Written instruction.
Read the lines below. Copy out any that hold the string "matplotlib".

Material provided.
»»

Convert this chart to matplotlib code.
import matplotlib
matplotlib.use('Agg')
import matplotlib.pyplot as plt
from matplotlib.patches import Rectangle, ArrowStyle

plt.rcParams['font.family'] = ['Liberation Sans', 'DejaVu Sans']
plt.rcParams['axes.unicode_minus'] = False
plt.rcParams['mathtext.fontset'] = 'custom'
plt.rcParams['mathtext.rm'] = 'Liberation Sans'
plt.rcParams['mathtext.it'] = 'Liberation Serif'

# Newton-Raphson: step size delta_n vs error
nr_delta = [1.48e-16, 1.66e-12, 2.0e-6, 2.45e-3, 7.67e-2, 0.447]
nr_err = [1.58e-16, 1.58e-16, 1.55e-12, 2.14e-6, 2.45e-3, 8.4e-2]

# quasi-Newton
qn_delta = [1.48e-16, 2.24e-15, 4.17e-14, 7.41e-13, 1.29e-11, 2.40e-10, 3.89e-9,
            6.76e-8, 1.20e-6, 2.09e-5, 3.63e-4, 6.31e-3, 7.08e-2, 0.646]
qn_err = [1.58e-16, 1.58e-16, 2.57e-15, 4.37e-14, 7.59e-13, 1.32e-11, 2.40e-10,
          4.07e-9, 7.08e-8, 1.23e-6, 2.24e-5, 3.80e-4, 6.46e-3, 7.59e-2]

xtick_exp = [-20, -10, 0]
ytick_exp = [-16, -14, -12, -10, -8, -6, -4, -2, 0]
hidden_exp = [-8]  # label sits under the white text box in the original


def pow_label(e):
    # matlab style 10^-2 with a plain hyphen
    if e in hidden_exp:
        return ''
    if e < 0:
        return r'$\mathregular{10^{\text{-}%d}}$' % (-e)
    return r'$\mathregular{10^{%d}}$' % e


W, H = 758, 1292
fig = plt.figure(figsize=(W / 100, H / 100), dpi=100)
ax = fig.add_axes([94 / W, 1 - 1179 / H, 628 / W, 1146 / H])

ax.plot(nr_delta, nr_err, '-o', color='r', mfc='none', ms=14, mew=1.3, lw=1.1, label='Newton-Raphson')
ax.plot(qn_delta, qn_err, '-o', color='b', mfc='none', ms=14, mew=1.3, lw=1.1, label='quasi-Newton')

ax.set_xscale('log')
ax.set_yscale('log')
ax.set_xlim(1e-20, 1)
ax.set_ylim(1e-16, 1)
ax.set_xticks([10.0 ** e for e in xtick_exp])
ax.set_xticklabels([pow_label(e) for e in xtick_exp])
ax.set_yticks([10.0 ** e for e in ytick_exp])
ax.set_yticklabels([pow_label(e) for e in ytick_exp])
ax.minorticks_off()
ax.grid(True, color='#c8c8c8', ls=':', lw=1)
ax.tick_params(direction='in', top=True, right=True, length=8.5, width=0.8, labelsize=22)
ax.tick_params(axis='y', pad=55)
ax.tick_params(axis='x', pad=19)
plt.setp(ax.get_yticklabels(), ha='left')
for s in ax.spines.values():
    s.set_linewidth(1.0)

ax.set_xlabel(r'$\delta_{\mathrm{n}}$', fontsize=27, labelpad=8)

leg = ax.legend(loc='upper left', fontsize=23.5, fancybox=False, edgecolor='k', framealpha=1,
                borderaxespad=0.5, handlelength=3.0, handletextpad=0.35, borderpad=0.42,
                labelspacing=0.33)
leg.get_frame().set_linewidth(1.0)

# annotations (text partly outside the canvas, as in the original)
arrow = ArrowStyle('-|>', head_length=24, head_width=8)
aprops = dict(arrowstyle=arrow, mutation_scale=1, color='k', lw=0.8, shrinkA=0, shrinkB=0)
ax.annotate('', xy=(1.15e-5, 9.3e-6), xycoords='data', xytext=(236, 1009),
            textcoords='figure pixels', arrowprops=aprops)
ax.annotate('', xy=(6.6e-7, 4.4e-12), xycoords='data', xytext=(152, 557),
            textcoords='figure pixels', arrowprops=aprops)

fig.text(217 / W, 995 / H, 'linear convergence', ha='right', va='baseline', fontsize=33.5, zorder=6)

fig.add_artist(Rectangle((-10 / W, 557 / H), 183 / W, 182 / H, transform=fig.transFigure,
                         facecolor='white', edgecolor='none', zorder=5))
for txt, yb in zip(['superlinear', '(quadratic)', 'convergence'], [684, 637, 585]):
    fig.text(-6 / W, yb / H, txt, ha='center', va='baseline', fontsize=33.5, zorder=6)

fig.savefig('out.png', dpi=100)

««

Reply to the task.
Convert this chart to matplotlib code.
import matplotlib
matplotlib.use('Agg')
import matplotlib.pyplot as plt
from matplotlib.patches import Rectangle, ArrowStyle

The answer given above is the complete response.